Así lo siento, al menos, cuando al abrir la nevera me topo con el faro de Ciboure y con otro de la isla de Ré. Con un puente sobre el Danubio que separa en dos Budapest. Con el verde aceituno de Baeza. Con una boucherie años cincuenta de Lyon. Con unos bloques brutalistas de Cullera. Con la rareza arquitectónica que es la ermita de la Asunción de Urueña (Villa del Libro, no dejen de visitarla), de estilo lombardo catalán en plena meseta castellana. Con un trozo de lapilli o fragmento de malpaís de Lanzarote, esa basura volcánica que a partir de ahora tendrá que gestionar la isla de la Palma. Con un trocito de Coliseo que me trajo mi sobrina de la capital de Italia. Estuvo en Roma y se acordó de mí. ¿Puede haber algo más hermoso?

Así que yo abro y cierro mucho la nevera por contemplar esa incipiente colección de buenos momentos atrapados en los escasos centímetros cuadrados de un imán. Tal es mi adoración por estas postales del alma que a menudo he echado de menos un gran bazar de souvenirs del mundo en el propio Madrid. ¿Estuviste en Ekaterimburgo y se te olvidó traerme una matrioshka? ¿Pasaste por Melbourne y no me compraste una señal de peligro: canguros?

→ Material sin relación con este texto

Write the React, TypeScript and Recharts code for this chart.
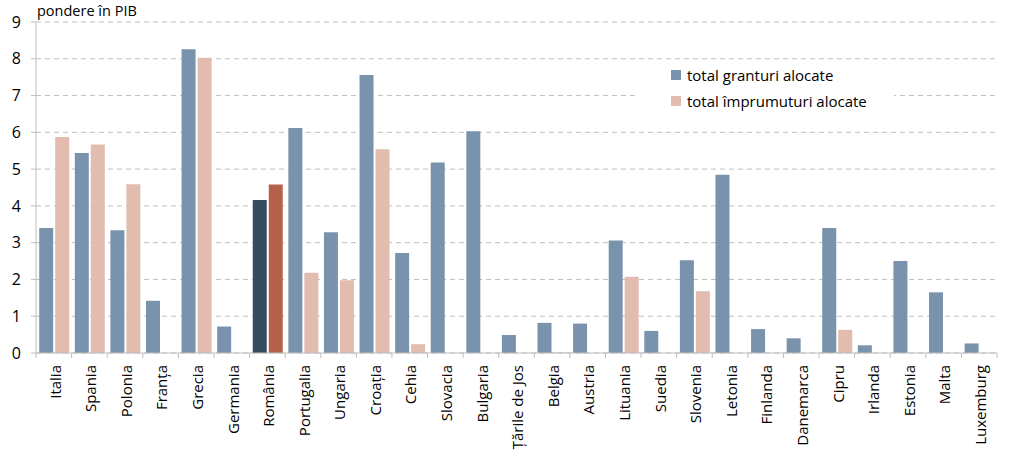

En el eje de coordenadas de la existencia, cuidar el pasado nos permite enfrentarnos mejor al futuro, con la consiguiente recompensa en el presente. Y, de paso, olvidar tiempos que no merecen mucho recuerdo, como algunos capítulos de nuestra política reciente. El último, destapado por THE OBJECTIVE, con habitaciones de hotel en las que un José Luis Ábalos con toda la responsabilidad del país encima se dedicaba a imitar al Berlusconi de las veline en versión Torrente. Defendamos el souvenir, la evocación de lo que vale la pena, pues nos protege de cierta ponzoña tóxica, acaso contagiosa, para el espíritu.